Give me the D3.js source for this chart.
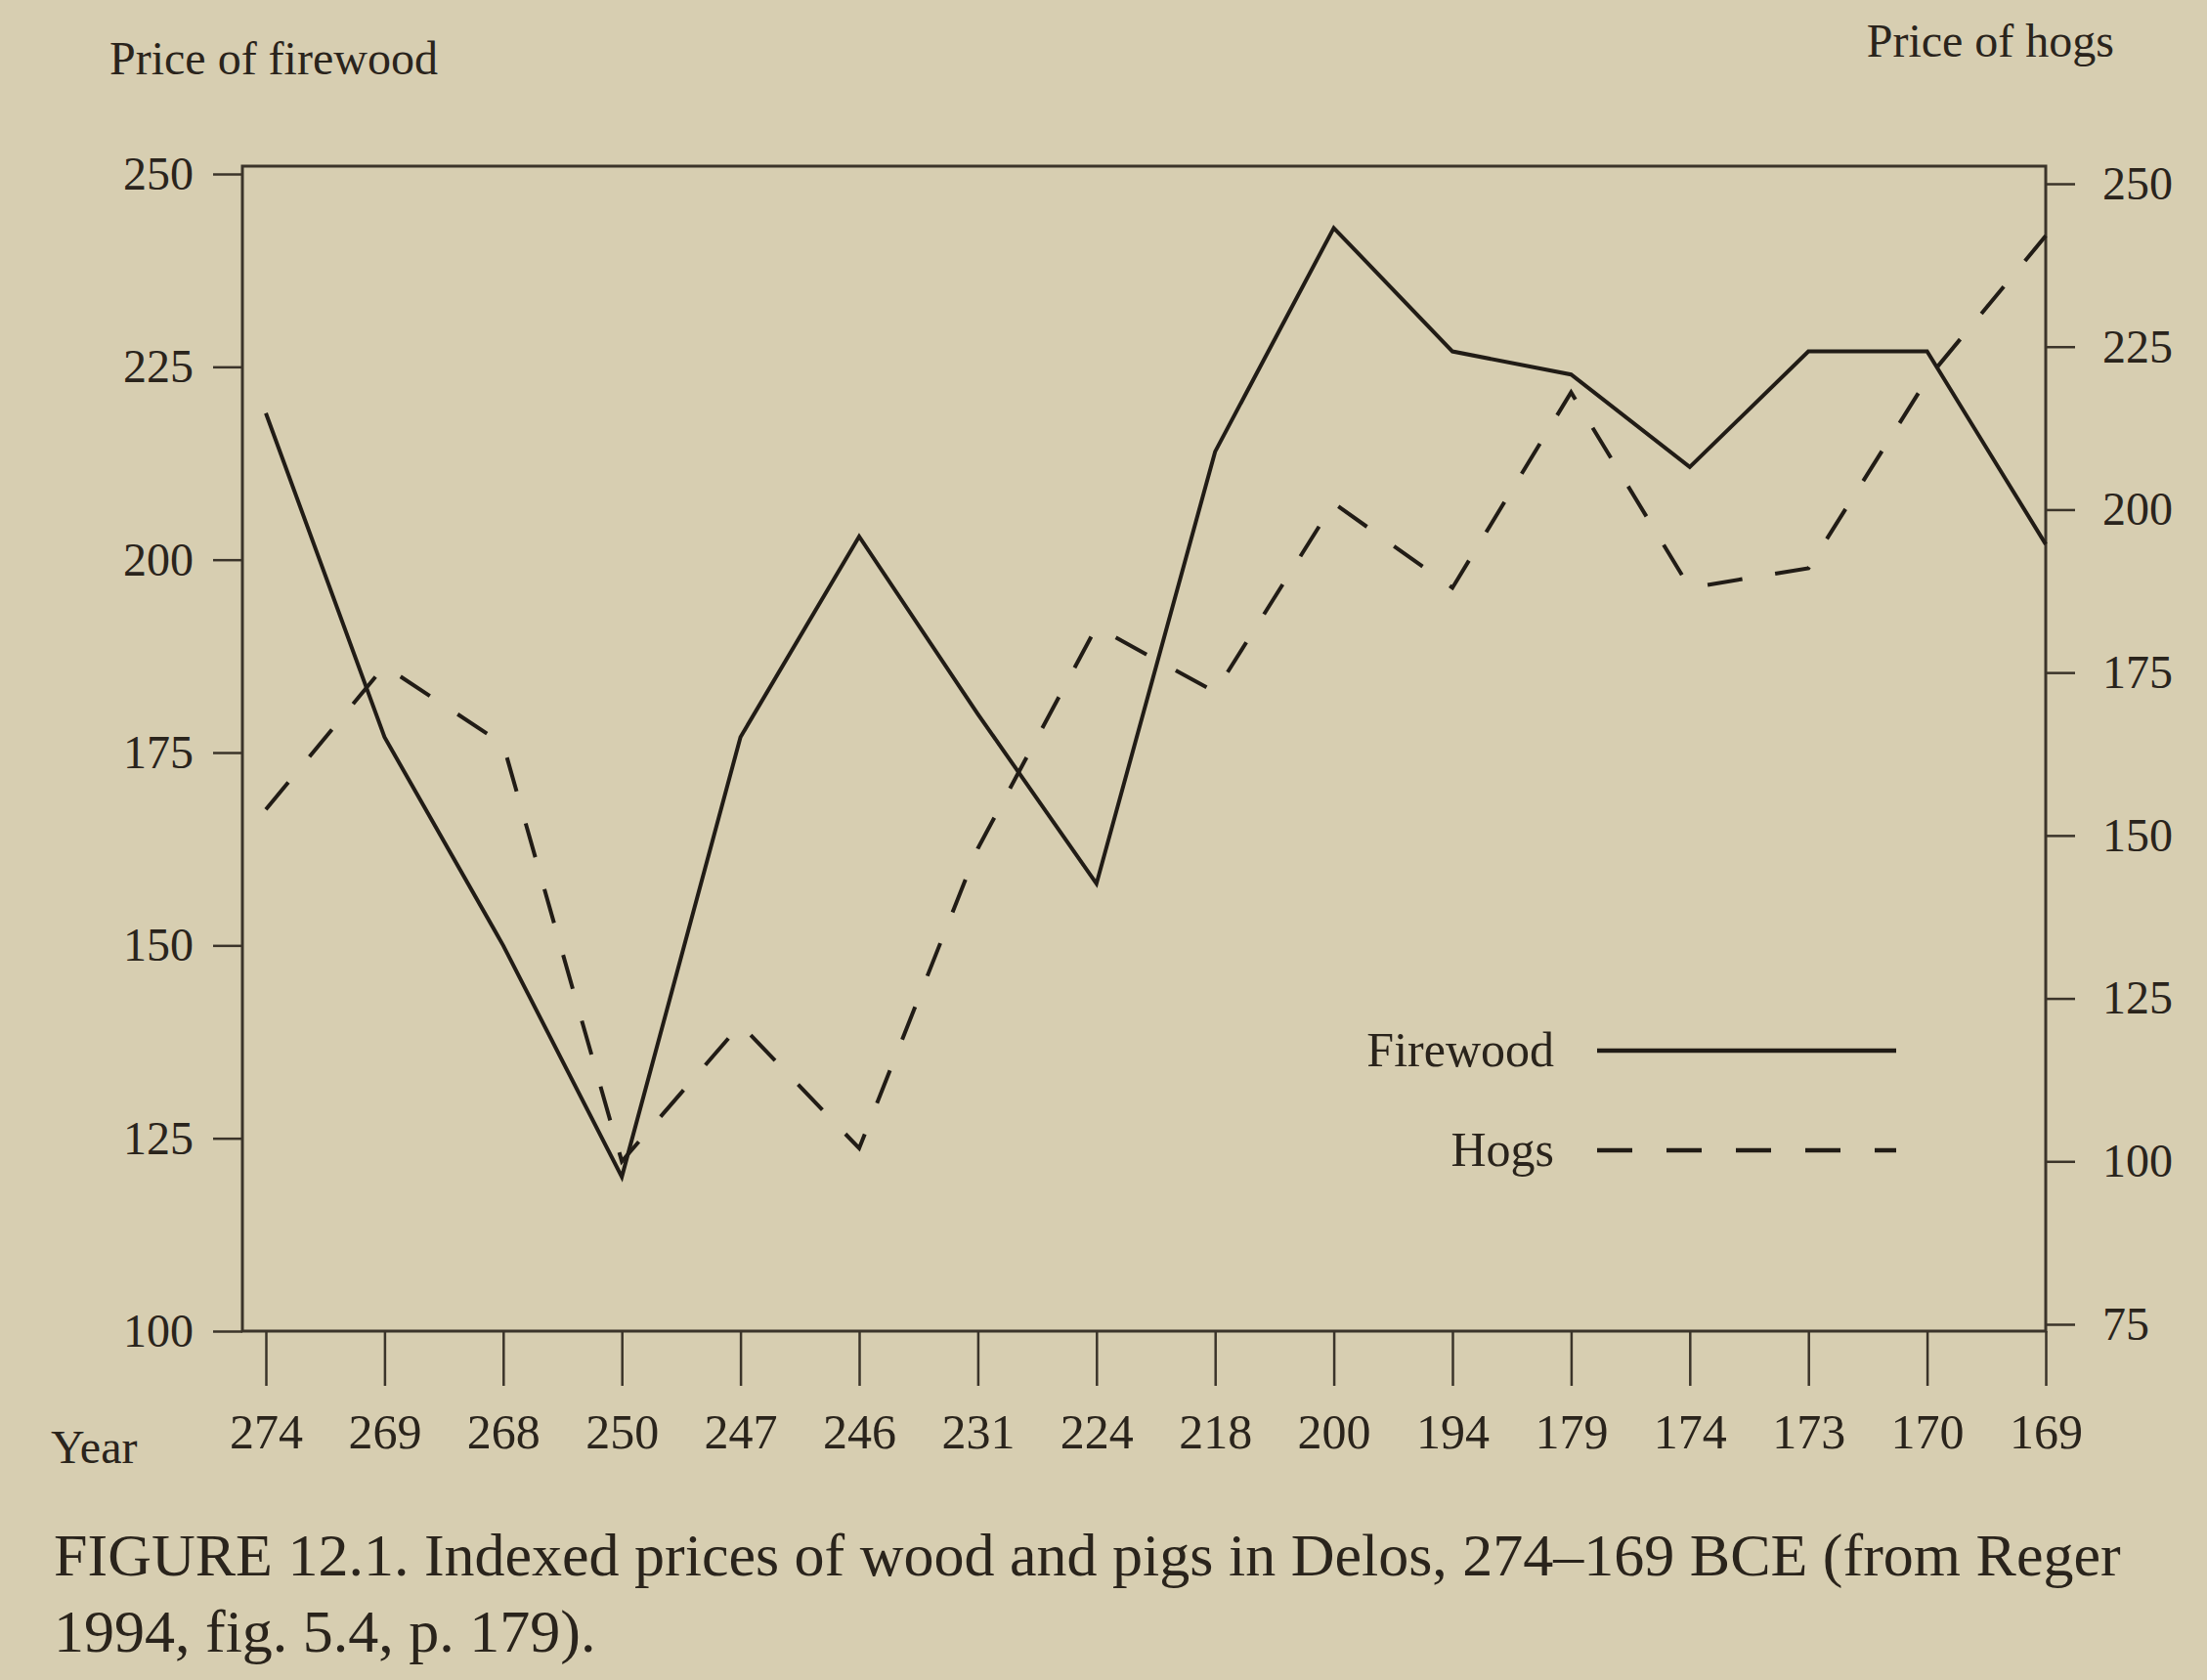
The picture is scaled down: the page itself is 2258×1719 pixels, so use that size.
----
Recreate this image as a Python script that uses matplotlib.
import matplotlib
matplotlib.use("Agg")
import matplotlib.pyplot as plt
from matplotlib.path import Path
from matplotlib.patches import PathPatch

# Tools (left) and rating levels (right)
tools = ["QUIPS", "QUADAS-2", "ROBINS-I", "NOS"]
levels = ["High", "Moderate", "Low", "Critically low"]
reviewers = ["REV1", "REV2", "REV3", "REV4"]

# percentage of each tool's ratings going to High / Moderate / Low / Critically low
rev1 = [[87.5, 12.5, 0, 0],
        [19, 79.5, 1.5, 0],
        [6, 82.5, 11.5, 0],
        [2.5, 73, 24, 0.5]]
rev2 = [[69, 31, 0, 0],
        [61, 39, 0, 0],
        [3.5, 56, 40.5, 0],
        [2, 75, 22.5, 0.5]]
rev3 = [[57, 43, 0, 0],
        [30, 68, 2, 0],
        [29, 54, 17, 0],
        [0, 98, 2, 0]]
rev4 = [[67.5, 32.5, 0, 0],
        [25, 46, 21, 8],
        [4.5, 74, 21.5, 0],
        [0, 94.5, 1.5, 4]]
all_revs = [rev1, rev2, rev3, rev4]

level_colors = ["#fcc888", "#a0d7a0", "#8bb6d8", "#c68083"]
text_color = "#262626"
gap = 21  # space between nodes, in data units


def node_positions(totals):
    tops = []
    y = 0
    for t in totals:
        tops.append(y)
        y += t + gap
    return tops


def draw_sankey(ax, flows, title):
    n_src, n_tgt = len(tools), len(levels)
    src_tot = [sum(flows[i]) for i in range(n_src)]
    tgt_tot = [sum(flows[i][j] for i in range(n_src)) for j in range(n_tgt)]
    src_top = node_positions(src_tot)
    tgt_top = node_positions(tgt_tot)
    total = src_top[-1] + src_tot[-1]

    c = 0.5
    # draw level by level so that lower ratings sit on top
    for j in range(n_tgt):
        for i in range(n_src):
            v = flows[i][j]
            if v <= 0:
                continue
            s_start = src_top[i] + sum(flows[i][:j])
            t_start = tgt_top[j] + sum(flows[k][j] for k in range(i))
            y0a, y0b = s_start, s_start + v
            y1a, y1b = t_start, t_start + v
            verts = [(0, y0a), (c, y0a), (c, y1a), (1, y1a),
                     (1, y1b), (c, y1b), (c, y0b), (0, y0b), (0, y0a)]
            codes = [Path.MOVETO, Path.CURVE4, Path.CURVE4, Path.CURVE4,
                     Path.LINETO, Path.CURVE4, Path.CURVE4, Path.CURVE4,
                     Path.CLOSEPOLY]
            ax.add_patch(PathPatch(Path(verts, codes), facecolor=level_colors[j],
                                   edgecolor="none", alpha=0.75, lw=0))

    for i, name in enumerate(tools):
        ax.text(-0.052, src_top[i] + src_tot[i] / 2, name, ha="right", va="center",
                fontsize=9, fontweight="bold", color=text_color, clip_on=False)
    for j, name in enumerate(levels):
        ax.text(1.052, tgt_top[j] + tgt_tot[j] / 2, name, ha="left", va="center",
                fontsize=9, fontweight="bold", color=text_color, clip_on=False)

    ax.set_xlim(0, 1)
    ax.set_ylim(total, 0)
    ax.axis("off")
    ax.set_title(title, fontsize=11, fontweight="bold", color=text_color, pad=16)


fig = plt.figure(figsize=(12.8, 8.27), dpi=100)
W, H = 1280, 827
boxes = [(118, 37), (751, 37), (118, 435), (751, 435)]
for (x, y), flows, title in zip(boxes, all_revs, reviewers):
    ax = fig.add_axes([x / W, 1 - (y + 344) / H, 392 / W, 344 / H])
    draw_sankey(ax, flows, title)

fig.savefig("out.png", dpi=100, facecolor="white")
----
WHAT YOU NEED TO DO:
Exactly reproduce the stretch that starts at the line containing "Give me the D3.js source for this chart." and ends at the line containing "The picture is", both ends included; leave any pictures out.

THE RESULT:
Give me the D3.js source for this chart.
The picture is scaled down: the page itself is 2258×1719 pixels, so use that size.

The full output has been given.